Welk van deze belangen in een gegeven geval de doorslag behoort te geven, hangt af van de in onderling verband te beschouwen omstandigheden, en wel - in een situatie als de onderhavige - in het bijzonder van de volgende:
a. de aard van de gepubliceerde verdenkingen en de ernst van de te verwachten gevolgen voor degene op wie die verdenkingen betrekking hebben;
b. de ernst - bezien vanuit het algemeen belang - van de misstand welke de publicatie aan de kaak beoogt te stellen;
c. de mate waarin ten tijde van de publicatie de verdenkingen steun vonden in het toen beschikbare feitenmateriaal;
d. de inkleding van de verdenkingen, gezien in verhouding tot de onder a. t/m c. bedoelde factoren;
e. de mate van waarschijnlijkheid dat, ook zonder de verweten perspublicatie via de pers, in het algemeen belang het nagestreefde doel langs andere, voor de wederpartij minder schadelijke wegen met een redelijke kans op spoedig succes bereikt had kunnen worden;
f. een mogelijke beperking van het door de publicatie te veroorzaken nadeel voor degene die erdoor wordt getroffen, in verband met de kans dat het betreffende stuk, ook zonder de verweten terbeschikkingstelling aan de pers, in de publiciteit zou zijn gekomen."
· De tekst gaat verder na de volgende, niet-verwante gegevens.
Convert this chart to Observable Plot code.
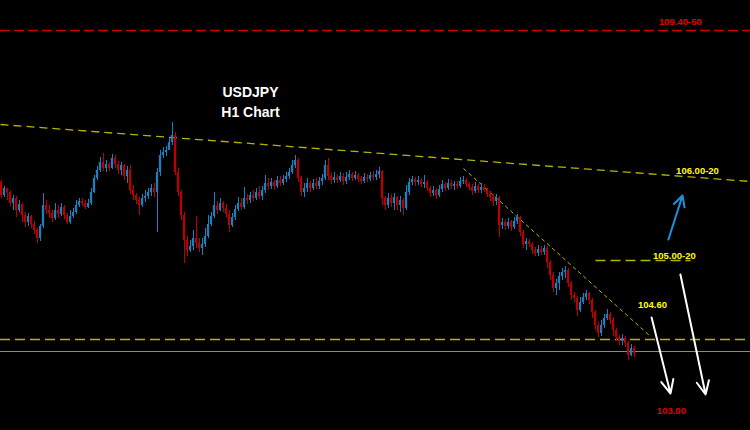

In de openbaarheid brengen
In de gegeven normstelling komt tot uitdrukking dat in de openbaarheid brengen de betekenis heeft dat de veronderstelde misstand aan een groter publiek kenbaar wordt gemaakt. Daaronder valt niet het mededelen van de misstand tijdens een vergadering of het sturen van een brief aan een officiële instantie.
Uiteraard valt er wel onder het zoeken van de media via eigen bijdrage, het inlichten van de pers of het verlenen van medewerking aan een artikel over het betreffende onderwerp. Ook is in deze tijd van internet het plaatsen van bijdragen op algemeen toegankelijke websites als openbaar maken op te vatten.